##### RECORD EXTRACTS #####
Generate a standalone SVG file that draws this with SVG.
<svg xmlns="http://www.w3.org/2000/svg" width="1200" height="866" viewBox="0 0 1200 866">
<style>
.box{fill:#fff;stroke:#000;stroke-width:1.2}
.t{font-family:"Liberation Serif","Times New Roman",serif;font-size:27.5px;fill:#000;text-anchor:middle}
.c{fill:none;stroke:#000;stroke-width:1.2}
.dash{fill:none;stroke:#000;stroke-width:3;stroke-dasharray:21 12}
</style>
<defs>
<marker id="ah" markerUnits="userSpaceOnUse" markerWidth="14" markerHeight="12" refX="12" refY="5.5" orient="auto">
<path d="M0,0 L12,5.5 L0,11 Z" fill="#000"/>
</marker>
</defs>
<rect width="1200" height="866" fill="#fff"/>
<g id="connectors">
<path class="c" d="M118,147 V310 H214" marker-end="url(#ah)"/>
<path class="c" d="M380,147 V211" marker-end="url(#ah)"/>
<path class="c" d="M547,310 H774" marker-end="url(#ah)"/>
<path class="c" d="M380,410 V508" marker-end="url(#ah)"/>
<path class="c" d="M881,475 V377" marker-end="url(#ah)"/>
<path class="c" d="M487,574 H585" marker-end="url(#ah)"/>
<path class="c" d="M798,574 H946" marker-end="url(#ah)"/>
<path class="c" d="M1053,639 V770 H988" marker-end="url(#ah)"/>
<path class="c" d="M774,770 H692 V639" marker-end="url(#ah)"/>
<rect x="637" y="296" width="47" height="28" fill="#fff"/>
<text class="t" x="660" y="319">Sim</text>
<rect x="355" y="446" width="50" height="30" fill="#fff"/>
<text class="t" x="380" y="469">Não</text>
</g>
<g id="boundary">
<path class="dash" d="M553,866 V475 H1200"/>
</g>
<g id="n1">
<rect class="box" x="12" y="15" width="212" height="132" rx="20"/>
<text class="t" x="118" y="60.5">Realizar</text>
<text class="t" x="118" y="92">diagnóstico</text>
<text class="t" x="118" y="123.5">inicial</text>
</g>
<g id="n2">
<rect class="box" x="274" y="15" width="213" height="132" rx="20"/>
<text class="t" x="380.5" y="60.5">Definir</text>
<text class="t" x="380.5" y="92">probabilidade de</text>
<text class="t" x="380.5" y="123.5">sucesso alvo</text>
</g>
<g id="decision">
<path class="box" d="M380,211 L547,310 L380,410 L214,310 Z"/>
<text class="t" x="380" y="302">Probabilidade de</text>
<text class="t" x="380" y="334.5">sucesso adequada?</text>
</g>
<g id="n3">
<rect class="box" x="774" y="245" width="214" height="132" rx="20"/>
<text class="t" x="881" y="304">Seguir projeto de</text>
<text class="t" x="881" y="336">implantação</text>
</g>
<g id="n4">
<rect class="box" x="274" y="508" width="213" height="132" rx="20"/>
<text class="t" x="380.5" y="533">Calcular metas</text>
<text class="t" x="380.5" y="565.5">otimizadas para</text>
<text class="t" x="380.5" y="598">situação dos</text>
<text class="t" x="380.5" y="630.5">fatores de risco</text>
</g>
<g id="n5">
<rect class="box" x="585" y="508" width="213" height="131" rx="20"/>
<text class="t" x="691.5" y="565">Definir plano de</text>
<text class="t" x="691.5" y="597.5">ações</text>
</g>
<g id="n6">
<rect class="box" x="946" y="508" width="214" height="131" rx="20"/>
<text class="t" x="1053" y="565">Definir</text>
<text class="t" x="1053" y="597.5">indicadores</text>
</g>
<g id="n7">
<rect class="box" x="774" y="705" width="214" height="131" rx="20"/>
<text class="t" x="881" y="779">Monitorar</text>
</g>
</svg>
#####
##### RECORD EXTRACTS #####
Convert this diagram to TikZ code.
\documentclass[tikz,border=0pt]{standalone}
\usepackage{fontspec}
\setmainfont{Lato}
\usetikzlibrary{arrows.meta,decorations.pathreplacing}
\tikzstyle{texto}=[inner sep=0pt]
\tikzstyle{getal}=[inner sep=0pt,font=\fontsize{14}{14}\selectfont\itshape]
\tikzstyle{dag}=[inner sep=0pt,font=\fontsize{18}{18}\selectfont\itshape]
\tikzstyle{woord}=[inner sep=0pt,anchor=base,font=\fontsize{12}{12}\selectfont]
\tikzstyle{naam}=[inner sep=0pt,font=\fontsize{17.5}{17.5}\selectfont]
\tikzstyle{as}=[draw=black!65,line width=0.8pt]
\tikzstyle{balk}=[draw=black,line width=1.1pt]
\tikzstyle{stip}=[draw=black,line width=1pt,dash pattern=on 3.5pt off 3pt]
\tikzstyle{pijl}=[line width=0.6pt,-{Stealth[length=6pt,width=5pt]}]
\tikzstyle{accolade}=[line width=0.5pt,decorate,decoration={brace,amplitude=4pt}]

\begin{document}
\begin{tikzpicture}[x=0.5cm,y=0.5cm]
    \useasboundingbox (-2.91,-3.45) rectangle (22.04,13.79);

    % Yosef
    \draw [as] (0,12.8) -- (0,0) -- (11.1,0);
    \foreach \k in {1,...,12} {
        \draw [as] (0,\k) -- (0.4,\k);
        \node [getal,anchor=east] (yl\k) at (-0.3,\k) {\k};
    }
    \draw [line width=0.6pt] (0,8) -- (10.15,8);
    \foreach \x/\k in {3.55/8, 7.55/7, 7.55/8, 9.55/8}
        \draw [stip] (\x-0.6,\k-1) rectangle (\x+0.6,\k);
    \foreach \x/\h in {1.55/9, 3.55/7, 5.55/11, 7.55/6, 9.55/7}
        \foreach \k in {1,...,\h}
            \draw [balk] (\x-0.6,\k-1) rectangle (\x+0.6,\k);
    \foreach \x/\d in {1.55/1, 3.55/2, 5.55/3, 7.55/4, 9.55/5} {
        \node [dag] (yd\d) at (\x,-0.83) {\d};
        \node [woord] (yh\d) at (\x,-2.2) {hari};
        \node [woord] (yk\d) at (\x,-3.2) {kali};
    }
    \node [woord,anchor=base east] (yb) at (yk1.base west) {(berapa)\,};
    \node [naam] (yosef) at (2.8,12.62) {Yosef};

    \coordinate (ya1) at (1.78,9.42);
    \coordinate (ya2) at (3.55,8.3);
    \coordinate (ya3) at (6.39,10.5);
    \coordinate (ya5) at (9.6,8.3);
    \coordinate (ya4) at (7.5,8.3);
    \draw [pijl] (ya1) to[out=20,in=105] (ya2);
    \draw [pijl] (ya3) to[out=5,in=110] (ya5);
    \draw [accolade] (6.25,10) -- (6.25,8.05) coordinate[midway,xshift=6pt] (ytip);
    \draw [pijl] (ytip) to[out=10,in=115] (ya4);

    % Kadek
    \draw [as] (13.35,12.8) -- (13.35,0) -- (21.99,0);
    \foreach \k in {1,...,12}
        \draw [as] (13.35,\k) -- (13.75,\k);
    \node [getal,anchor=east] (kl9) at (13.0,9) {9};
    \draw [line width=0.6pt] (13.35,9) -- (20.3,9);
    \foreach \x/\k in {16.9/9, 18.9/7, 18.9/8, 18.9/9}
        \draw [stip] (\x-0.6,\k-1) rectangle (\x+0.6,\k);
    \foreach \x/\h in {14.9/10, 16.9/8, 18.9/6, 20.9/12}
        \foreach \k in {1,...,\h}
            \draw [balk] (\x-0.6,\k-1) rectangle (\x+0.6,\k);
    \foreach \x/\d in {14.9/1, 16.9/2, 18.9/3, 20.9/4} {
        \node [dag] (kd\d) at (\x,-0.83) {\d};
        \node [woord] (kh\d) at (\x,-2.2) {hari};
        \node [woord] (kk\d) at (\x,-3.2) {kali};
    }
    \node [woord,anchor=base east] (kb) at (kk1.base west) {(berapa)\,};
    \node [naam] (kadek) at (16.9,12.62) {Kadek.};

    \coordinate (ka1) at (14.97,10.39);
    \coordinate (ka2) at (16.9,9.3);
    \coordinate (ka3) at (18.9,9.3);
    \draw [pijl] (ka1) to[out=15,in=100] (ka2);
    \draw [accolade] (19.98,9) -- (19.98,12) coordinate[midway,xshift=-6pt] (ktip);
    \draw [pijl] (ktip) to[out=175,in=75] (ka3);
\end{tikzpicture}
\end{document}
#####
→ **STATED EXERCISE**:
Among the lines of the material, find those that hold the word "this" and copy them.

→ **THE ANSWER**:
Generate a standalone SVG file that draws this with SVG.
Convert this diagram to TikZ code.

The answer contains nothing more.